If the US election race could be summed up by a single American town it would tiny Dixville Notch in New Hampshire, which became the first to announce its results yesterday – a tie.
Dixville Notch in Coos County was one of the two towns to be the first in America to cast their votes yesterday, in what polls indicated would be a neck-and-neck race for the White House.
It took only 43 seconds for Dixville's 10 eligible voters to put their papers in the ballot box shortly after midnight local time, and the result was the first to be announced – five votes for the incumbent, President Barack Obama, and five votes for the Republican challenger Mitt Romney – the first tie in the town's presidential voting history.
"I think the country is lucky in a way to have two good candidates," Dixville Notch voter Tom Tillotson told the Associated Press. "But, given the choice, I think we could move faster, further with a [proven] leader in business and economic issues. That's why I've supported Mitt Romney."

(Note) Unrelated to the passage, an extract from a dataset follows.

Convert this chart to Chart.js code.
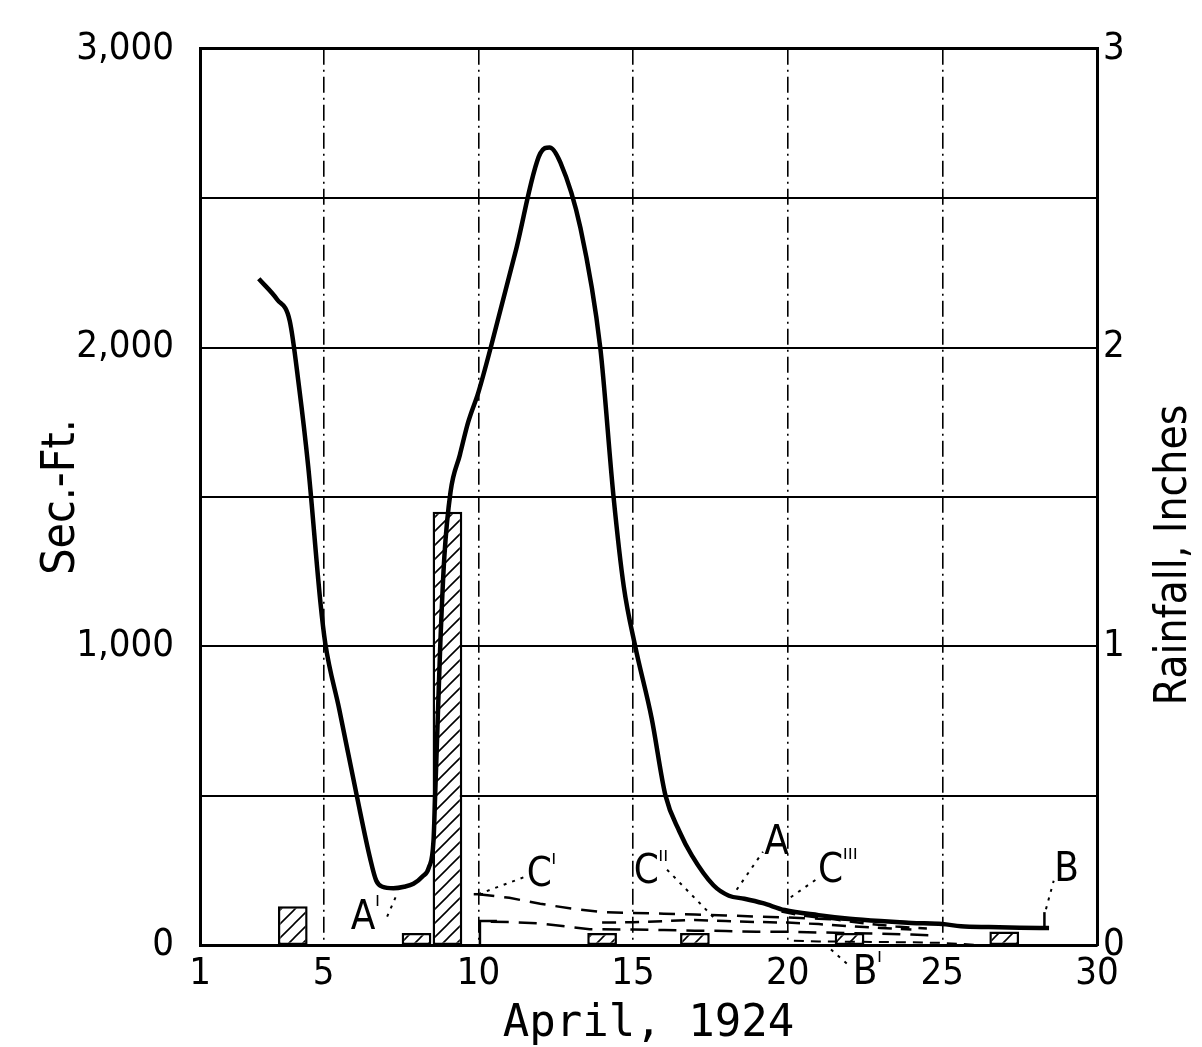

According to the village clerk, Dixville Notch has two registered Democrats, three Republicans and five independents, indicating a swing towards Mr Obama. Despite having only four electoral votes, New Hampshire has been a key battleground state in the closely fought race, where both campaigns have targeted swing voters.
The 33 electors in the second town to vote, Hart's Location, also in New Hampshire, were rather more decisive. Mr Obama won 23 votes, while Mr Romney took nine. Libertarian Party presidential candidate Gary Johnson took two votes.
The towns' early voting traditions began in 1948, when many of the residents were railroad workers who had to be at work during the normal polling hours.